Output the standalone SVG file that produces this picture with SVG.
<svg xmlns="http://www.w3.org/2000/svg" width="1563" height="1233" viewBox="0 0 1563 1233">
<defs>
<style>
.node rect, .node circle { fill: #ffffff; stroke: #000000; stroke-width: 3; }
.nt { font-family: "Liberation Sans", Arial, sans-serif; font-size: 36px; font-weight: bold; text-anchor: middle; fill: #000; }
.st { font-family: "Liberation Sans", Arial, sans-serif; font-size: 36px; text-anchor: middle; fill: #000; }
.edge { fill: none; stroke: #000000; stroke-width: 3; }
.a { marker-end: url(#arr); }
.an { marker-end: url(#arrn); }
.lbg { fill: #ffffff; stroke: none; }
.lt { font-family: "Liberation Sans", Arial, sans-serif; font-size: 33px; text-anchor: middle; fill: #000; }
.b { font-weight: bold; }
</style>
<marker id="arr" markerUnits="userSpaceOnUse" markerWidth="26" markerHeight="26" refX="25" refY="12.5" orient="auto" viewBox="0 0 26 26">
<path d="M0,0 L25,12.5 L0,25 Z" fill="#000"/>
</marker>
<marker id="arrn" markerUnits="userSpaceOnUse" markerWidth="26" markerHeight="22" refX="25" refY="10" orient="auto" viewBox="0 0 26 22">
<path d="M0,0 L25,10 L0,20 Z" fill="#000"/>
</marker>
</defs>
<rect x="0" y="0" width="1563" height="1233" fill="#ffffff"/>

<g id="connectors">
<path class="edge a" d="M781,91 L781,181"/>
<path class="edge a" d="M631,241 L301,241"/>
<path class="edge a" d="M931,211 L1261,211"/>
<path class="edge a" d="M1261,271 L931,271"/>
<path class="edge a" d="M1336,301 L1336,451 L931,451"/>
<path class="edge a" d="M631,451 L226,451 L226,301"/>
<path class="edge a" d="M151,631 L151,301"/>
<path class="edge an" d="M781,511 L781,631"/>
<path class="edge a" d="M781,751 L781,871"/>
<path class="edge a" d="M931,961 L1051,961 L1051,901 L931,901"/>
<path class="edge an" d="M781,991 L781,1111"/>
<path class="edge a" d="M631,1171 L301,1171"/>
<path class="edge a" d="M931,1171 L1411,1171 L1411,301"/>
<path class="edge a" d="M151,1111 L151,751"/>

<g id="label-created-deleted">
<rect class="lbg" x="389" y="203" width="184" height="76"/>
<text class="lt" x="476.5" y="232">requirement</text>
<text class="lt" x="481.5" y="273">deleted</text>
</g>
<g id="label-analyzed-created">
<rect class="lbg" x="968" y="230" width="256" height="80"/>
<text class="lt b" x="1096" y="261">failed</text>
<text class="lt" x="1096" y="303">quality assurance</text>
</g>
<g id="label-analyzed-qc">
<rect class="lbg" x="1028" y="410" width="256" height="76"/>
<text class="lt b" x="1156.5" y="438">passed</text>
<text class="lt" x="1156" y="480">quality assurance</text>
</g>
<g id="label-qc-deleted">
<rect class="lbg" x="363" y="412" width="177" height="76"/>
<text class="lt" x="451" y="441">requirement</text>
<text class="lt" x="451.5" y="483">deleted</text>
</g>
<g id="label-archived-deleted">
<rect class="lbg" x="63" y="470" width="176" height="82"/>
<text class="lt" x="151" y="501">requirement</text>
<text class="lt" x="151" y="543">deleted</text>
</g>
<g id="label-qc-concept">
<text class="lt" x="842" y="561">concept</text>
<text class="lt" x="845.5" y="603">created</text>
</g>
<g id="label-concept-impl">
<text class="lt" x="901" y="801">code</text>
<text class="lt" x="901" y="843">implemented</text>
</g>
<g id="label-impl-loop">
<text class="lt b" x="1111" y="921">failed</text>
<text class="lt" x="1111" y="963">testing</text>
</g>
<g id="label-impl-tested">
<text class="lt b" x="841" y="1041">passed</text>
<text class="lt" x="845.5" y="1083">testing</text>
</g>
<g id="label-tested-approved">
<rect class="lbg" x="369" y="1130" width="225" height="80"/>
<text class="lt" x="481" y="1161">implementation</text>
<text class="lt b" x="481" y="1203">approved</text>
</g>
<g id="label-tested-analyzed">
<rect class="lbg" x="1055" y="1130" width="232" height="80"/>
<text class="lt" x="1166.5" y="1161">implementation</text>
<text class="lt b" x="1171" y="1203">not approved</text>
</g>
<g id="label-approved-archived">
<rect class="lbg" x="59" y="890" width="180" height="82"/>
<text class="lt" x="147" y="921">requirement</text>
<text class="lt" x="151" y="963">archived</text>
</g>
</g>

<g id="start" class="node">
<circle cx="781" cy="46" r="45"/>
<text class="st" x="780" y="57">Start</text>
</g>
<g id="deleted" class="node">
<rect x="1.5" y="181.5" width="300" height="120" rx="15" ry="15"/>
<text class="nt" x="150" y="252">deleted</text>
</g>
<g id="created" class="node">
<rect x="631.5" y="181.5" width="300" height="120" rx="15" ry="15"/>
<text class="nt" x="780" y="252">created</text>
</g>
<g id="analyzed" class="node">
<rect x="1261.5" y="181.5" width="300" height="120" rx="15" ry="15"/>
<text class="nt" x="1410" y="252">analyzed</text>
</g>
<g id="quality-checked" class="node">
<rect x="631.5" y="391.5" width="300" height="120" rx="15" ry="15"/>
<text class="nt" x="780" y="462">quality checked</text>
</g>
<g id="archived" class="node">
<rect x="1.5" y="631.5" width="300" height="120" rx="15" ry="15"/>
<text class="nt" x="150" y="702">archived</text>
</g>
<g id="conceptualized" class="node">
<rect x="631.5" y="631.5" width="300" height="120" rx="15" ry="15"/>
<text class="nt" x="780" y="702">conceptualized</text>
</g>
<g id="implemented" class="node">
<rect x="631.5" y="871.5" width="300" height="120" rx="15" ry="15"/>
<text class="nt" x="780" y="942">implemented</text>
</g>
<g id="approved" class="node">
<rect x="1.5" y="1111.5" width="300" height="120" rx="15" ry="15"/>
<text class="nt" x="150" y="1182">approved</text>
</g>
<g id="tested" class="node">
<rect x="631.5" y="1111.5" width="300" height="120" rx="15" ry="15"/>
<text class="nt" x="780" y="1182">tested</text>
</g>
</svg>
——————————
Your instructions =>
The listing above should be transcribed in full, exactly as written.

Result of this exercise =>
Output the standalone SVG file that produces this picture with SVG.
<svg xmlns="http://www.w3.org/2000/svg" width="1563" height="1233" viewBox="0 0 1563 1233">
<defs>
<style>
.node rect, .node circle { fill: #ffffff; stroke: #000000; stroke-width: 3; }
.nt { font-family: "Liberation Sans", Arial, sans-serif; font-size: 36px; font-weight: bold; text-anchor: middle; fill: #000; }
.st { font-family: "Liberation Sans", Arial, sans-serif; font-size: 36px; text-anchor: middle; fill: #000; }
.edge { fill: none; stroke: #000000; stroke-width: 3; }
.a { marker-end: url(#arr); }
.an { marker-end: url(#arrn); }
.lbg { fill: #ffffff; stroke: none; }
.lt { font-family: "Liberation Sans", Arial, sans-serif; font-size: 33px; text-anchor: middle; fill: #000; }
.b { font-weight: bold; }
</style>
<marker id="arr" markerUnits="userSpaceOnUse" markerWidth="26" markerHeight="26" refX="25" refY="12.5" orient="auto" viewBox="0 0 26 26">
<path d="M0,0 L25,12.5 L0,25 Z" fill="#000"/>
</marker>
<marker id="arrn" markerUnits="userSpaceOnUse" markerWidth="26" markerHeight="22" refX="25" refY="10" orient="auto" viewBox="0 0 26 22">
<path d="M0,0 L25,10 L0,20 Z" fill="#000"/>
</marker>
</defs>
<rect x="0" y="0" width="1563" height="1233" fill="#ffffff"/>

<g id="connectors">
<path class="edge a" d="M781,91 L781,181"/>
<path class="edge a" d="M631,241 L301,241"/>
<path class="edge a" d="M931,211 L1261,211"/>
<path class="edge a" d="M1261,271 L931,271"/>
<path class="edge a" d="M1336,301 L1336,451 L931,451"/>
<path class="edge a" d="M631,451 L226,451 L226,301"/>
<path class="edge a" d="M151,631 L151,301"/>
<path class="edge an" d="M781,511 L781,631"/>
<path class="edge a" d="M781,751 L781,871"/>
<path class="edge a" d="M931,961 L1051,961 L1051,901 L931,901"/>
<path class="edge an" d="M781,991 L781,1111"/>
<path class="edge a" d="M631,1171 L301,1171"/>
<path class="edge a" d="M931,1171 L1411,1171 L1411,301"/>
<path class="edge a" d="M151,1111 L151,751"/>

<g id="label-created-deleted">
<rect class="lbg" x="389" y="203" width="184" height="76"/>
<text class="lt" x="476.5" y="232">requirement</text>
<text class="lt" x="481.5" y="273">deleted</text>
</g>
<g id="label-analyzed-created">
<rect class="lbg" x="968" y="230" width="256" height="80"/>
<text class="lt b" x="1096" y="261">failed</text>
<text class="lt" x="1096" y="303">quality assurance</text>
</g>
<g id="label-analyzed-qc">
<rect class="lbg" x="1028" y="410" width="256" height="76"/>
<text class="lt b" x="1156.5" y="438">passed</text>
<text class="lt" x="1156" y="480">quality assurance</text>
</g>
<g id="label-qc-deleted">
<rect class="lbg" x="363" y="412" width="177" height="76"/>
<text class="lt" x="451" y="441">requirement</text>
<text class="lt" x="451.5" y="483">deleted</text>
</g>
<g id="label-archived-deleted">
<rect class="lbg" x="63" y="470" width="176" height="82"/>
<text class="lt" x="151" y="501">requirement</text>
<text class="lt" x="151" y="543">deleted</text>
</g>
<g id="label-qc-concept">
<text class="lt" x="842" y="561">concept</text>
<text class="lt" x="845.5" y="603">created</text>
</g>
<g id="label-concept-impl">
<text class="lt" x="901" y="801">code</text>
<text class="lt" x="901" y="843">implemented</text>
</g>
<g id="label-impl-loop">
<text class="lt b" x="1111" y="921">failed</text>
<text class="lt" x="1111" y="963">testing</text>
</g>
<g id="label-impl-tested">
<text class="lt b" x="841" y="1041">passed</text>
<text class="lt" x="845.5" y="1083">testing</text>
</g>
<g id="label-tested-approved">
<rect class="lbg" x="369" y="1130" width="225" height="80"/>
<text class="lt" x="481" y="1161">implementation</text>
<text class="lt b" x="481" y="1203">approved</text>
</g>
<g id="label-tested-analyzed">
<rect class="lbg" x="1055" y="1130" width="232" height="80"/>
<text class="lt" x="1166.5" y="1161">implementation</text>
<text class="lt b" x="1171" y="1203">not approved</text>
</g>
<g id="label-approved-archived">
<rect class="lbg" x="59" y="890" width="180" height="82"/>
<text class="lt" x="147" y="921">requirement</text>
<text class="lt" x="151" y="963">archived</text>
</g>
</g>

<g id="start" class="node">
<circle cx="781" cy="46" r="45"/>
<text class="st" x="780" y="57">Start</text>
</g>
<g id="deleted" class="node">
<rect x="1.5" y="181.5" width="300" height="120" rx="15" ry="15"/>
<text class="nt" x="150" y="252">deleted</text>
</g>
<g id="created" class="node">
<rect x="631.5" y="181.5" width="300" height="120" rx="15" ry="15"/>
<text class="nt" x="780" y="252">created</text>
</g>
<g id="analyzed" class="node">
<rect x="1261.5" y="181.5" width="300" height="120" rx="15" ry="15"/>
<text class="nt" x="1410" y="252">analyzed</text>
</g>
<g id="quality-checked" class="node">
<rect x="631.5" y="391.5" width="300" height="120" rx="15" ry="15"/>
<text class="nt" x="780" y="462">quality checked</text>
</g>
<g id="archived" class="node">
<rect x="1.5" y="631.5" width="300" height="120" rx="15" ry="15"/>
<text class="nt" x="150" y="702">archived</text>
</g>
<g id="conceptualized" class="node">
<rect x="631.5" y="631.5" width="300" height="120" rx="15" ry="15"/>
<text class="nt" x="780" y="702">conceptualized</text>
</g>
<g id="implemented" class="node">
<rect x="631.5" y="871.5" width="300" height="120" rx="15" ry="15"/>
<text class="nt" x="780" y="942">implemented</text>
</g>
<g id="approved" class="node">
<rect x="1.5" y="1111.5" width="300" height="120" rx="15" ry="15"/>
<text class="nt" x="150" y="1182">approved</text>
</g>
<g id="tested" class="node">
<rect x="631.5" y="1111.5" width="300" height="120" rx="15" ry="15"/>
<text class="nt" x="780" y="1182">tested</text>
</g>
</svg>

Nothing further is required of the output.